> _Problem description_: From the line with "Reproduce this chart with matplotlib." to the line with "from matplotlib.lines import Line2D", both included, repeat each line exactly and leave out the pictures.

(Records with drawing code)
____

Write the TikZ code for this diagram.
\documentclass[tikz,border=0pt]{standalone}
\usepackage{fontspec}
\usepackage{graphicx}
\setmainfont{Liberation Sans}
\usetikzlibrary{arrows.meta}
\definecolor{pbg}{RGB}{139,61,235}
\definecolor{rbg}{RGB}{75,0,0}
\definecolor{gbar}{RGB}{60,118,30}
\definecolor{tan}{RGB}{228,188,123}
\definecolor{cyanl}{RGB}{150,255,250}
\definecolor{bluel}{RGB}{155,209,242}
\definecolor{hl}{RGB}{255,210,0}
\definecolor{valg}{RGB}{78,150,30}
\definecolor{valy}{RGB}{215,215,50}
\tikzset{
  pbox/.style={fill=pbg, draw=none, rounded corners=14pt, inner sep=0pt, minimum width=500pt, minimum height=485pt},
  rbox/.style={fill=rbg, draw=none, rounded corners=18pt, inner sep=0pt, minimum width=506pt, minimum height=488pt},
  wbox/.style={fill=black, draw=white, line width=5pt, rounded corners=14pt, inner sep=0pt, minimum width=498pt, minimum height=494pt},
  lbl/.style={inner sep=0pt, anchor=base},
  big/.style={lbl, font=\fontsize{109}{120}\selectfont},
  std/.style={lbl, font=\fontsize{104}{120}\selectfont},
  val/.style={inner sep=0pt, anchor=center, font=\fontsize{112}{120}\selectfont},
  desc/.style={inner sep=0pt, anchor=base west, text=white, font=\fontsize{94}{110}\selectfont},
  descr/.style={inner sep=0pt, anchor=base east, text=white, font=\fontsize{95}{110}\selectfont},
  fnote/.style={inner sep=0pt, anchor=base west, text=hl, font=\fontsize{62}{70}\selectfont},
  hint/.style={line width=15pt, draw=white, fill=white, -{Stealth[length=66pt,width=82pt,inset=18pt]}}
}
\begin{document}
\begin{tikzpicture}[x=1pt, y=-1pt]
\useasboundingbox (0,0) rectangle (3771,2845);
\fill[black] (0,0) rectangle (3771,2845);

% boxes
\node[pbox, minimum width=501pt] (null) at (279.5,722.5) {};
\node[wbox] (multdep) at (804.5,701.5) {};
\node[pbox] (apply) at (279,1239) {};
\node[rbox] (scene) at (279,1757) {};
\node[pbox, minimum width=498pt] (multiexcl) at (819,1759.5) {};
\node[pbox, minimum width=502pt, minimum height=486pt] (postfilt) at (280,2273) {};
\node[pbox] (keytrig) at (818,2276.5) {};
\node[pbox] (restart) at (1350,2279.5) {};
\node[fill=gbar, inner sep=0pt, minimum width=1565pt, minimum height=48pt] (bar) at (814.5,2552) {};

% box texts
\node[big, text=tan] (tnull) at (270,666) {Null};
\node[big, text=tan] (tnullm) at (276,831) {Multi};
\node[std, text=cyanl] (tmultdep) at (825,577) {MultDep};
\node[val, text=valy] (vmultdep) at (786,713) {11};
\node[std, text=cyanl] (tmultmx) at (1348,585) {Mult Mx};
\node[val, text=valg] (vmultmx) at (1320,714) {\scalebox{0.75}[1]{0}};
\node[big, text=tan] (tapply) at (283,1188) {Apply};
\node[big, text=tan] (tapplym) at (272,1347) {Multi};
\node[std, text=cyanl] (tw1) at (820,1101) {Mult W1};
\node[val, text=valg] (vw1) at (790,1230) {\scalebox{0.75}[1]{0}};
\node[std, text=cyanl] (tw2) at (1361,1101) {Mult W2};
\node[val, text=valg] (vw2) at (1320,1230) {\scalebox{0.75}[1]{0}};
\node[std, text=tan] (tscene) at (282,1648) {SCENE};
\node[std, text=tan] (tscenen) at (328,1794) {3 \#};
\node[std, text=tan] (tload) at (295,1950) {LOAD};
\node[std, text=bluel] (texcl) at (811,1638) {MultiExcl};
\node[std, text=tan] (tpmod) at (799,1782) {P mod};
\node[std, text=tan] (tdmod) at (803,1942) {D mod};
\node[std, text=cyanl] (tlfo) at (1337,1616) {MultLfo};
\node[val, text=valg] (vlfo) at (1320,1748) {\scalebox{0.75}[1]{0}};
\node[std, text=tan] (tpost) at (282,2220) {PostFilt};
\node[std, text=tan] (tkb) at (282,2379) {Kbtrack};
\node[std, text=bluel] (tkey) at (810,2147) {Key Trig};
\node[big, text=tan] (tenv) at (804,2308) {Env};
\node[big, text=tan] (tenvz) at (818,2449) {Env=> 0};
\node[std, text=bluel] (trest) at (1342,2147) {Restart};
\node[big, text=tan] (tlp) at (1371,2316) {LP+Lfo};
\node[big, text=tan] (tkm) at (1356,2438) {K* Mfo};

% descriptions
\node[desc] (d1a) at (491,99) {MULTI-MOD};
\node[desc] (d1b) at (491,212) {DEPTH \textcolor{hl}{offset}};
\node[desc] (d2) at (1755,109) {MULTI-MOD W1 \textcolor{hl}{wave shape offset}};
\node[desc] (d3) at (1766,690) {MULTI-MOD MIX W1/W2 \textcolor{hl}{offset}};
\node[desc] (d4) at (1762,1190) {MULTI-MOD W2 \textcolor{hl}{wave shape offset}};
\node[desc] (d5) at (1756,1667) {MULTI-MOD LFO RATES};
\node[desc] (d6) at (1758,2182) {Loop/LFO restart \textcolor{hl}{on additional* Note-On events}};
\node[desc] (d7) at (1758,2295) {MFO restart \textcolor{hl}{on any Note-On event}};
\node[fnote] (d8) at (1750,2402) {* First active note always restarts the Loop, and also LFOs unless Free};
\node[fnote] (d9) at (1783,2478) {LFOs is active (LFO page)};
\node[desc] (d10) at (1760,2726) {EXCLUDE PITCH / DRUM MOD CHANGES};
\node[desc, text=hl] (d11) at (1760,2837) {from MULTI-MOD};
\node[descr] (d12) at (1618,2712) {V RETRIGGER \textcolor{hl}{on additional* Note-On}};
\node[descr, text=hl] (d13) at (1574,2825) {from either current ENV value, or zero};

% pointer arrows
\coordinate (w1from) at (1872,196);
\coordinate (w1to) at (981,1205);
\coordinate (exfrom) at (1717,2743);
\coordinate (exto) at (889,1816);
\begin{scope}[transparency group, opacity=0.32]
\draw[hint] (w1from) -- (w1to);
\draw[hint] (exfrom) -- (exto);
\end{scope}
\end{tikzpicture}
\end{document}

____

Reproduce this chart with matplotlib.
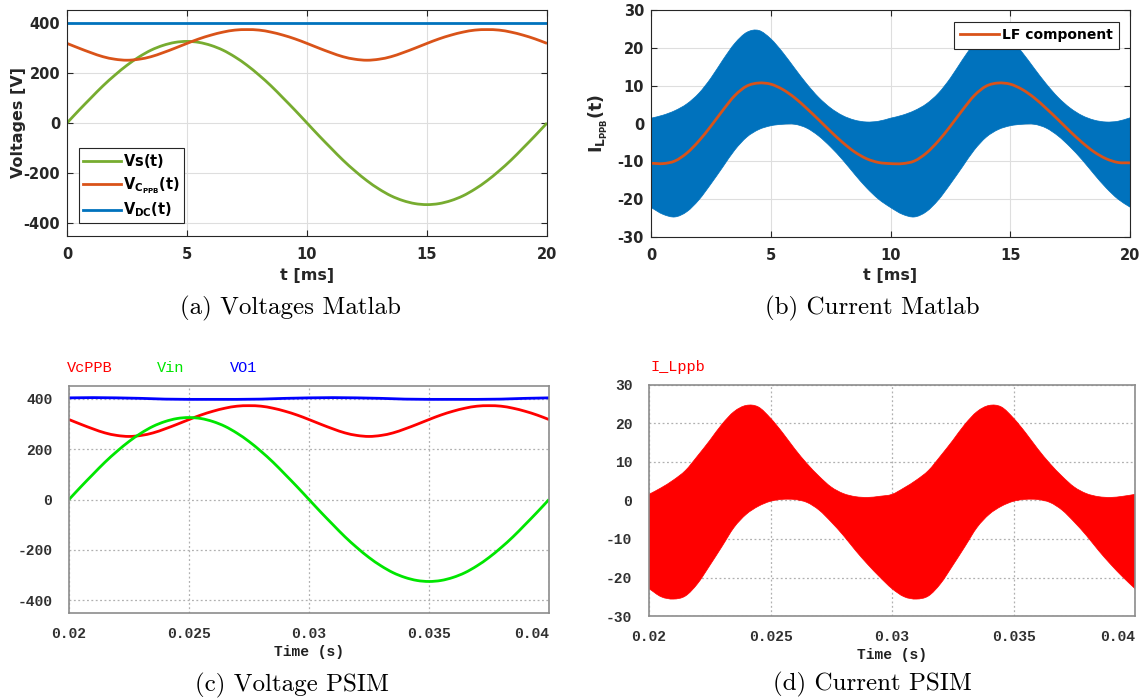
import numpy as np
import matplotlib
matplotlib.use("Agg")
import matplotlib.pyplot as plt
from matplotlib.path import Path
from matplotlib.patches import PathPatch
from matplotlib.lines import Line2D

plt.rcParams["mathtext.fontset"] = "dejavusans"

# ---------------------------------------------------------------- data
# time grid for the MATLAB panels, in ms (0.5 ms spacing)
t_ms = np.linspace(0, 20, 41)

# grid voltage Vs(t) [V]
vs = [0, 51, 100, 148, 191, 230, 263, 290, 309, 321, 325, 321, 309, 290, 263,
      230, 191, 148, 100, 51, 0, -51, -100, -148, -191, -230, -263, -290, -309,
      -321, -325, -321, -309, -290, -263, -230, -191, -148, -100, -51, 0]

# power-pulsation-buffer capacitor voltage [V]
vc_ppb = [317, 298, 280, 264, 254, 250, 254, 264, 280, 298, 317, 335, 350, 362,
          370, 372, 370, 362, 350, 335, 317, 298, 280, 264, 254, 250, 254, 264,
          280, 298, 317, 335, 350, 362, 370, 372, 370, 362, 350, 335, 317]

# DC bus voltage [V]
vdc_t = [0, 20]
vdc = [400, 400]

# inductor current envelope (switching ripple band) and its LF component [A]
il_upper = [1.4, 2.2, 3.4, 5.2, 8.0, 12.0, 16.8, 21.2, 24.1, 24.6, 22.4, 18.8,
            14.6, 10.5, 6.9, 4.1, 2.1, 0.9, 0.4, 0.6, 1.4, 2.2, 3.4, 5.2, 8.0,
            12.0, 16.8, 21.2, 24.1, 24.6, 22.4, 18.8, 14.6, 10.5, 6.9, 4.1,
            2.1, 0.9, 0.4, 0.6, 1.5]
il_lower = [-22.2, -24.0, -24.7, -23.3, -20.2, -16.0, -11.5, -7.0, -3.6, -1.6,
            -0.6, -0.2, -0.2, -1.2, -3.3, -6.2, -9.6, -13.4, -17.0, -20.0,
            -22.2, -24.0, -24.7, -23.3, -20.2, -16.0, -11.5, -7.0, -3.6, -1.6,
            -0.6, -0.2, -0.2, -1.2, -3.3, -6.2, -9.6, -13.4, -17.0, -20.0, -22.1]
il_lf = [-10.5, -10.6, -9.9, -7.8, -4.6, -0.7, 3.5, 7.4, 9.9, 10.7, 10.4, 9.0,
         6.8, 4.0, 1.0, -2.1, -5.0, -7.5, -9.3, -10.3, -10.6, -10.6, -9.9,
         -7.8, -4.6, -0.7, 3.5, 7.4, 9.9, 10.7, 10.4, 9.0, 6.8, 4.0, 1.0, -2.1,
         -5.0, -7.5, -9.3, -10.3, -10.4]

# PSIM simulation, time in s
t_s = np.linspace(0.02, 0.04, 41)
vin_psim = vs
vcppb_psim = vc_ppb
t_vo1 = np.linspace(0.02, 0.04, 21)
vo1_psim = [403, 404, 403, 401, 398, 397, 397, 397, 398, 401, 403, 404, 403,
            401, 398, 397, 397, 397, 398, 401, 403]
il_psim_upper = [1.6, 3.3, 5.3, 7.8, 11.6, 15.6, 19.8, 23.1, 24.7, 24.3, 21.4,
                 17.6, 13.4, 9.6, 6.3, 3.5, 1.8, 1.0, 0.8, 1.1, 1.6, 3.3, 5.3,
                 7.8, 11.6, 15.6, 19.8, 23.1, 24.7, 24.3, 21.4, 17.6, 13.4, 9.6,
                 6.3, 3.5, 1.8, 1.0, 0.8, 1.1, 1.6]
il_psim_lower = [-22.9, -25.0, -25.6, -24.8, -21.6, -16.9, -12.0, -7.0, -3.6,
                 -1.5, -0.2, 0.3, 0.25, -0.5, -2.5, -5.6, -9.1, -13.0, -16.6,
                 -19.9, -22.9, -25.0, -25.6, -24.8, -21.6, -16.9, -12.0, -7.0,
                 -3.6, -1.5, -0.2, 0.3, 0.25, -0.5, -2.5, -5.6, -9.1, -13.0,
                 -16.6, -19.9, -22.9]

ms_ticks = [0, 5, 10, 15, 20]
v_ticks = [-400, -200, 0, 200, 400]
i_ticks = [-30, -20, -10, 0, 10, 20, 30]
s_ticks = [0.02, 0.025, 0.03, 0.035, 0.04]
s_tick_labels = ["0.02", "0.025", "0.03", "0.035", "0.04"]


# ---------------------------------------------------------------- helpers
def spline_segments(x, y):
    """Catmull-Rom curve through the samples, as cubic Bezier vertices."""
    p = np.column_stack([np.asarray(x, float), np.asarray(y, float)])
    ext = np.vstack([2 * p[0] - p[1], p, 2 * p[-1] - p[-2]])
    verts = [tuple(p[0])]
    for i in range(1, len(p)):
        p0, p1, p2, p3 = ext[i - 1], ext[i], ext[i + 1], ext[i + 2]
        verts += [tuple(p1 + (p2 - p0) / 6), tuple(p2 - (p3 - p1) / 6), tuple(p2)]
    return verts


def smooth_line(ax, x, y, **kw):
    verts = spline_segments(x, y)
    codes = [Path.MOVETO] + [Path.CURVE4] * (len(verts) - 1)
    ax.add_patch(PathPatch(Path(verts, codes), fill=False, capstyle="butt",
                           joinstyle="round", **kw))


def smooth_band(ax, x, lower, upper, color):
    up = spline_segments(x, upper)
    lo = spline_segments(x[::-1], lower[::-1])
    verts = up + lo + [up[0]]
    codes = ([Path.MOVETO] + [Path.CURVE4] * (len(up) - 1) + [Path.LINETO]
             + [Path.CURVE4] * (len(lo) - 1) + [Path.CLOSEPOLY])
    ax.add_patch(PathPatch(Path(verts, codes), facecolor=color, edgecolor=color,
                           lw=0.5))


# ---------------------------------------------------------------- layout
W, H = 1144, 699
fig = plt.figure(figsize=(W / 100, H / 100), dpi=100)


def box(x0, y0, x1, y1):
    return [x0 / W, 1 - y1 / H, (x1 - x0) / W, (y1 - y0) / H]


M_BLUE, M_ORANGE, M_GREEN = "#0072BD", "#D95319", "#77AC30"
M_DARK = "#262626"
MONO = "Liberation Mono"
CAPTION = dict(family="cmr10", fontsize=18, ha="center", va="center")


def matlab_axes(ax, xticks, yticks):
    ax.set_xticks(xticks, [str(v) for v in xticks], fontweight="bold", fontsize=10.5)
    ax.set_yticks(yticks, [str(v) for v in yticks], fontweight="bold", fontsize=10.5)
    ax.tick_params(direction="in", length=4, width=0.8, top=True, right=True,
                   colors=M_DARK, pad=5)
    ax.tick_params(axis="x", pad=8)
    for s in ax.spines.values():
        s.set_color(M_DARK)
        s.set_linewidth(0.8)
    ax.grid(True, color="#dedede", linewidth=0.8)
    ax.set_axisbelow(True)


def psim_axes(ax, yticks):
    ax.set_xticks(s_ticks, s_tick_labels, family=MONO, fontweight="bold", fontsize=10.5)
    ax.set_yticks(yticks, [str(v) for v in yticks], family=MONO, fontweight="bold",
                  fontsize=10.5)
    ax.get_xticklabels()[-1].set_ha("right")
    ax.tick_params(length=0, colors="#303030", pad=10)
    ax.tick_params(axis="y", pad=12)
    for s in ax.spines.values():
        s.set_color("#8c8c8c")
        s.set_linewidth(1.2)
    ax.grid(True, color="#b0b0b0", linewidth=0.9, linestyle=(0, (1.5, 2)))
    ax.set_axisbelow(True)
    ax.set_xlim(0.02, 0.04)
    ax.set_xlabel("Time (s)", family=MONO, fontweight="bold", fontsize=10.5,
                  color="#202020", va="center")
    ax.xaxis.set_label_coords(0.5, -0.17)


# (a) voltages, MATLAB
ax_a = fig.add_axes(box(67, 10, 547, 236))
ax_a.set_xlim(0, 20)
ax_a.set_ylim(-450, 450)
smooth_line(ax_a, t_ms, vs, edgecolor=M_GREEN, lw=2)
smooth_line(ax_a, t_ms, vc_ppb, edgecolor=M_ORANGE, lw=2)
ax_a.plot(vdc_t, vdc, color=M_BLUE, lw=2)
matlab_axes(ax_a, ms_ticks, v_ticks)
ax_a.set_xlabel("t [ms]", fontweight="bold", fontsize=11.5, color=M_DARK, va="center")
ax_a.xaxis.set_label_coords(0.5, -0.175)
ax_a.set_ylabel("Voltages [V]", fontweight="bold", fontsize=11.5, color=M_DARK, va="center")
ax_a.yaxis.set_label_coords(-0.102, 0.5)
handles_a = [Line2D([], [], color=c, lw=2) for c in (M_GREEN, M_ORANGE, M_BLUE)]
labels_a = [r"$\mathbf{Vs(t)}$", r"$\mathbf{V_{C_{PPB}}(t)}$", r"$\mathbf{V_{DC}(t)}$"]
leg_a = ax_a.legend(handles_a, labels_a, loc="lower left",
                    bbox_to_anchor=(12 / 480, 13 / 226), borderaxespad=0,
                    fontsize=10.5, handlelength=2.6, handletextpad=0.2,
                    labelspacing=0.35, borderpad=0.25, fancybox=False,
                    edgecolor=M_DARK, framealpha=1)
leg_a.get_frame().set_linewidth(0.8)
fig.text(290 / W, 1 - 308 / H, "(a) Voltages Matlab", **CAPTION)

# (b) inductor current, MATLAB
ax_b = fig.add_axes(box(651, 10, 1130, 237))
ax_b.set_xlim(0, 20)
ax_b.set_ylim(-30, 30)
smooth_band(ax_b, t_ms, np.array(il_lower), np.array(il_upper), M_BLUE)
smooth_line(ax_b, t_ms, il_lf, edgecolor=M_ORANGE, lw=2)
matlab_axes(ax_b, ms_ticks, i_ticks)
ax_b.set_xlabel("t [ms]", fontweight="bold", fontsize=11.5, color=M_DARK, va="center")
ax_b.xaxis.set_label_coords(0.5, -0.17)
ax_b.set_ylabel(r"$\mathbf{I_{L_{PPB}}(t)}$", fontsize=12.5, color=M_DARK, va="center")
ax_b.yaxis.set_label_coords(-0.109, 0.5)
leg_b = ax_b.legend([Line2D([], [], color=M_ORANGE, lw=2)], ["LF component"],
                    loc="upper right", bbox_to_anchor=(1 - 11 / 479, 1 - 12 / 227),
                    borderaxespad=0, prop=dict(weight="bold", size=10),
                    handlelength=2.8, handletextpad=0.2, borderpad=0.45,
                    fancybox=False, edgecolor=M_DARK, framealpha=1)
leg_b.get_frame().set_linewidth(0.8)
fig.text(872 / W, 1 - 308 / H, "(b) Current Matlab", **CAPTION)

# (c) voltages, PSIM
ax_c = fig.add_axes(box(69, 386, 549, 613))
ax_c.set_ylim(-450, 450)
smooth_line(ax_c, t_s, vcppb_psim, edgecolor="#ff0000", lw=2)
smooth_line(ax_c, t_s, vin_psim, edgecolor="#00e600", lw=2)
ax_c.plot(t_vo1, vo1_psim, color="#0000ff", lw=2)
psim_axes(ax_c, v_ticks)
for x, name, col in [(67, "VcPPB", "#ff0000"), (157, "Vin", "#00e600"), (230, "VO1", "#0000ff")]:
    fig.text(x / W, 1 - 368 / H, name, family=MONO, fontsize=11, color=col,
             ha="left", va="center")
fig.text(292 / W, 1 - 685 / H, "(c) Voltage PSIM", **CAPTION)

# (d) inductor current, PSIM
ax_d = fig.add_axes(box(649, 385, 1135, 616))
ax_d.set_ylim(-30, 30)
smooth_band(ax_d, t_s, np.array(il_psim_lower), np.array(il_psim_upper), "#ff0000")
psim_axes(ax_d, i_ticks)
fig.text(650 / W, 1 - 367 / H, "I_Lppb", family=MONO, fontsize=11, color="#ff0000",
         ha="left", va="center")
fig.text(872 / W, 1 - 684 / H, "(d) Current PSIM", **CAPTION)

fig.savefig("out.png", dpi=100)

____

> _Completed task_:
Reproduce this chart with matplotlib.
import numpy as np
import matplotlib
matplotlib.use("Agg")
import matplotlib.pyplot as plt
from matplotlib.path import Path
from matplotlib.patches import PathPatch
from matplotlib.lines import Line2D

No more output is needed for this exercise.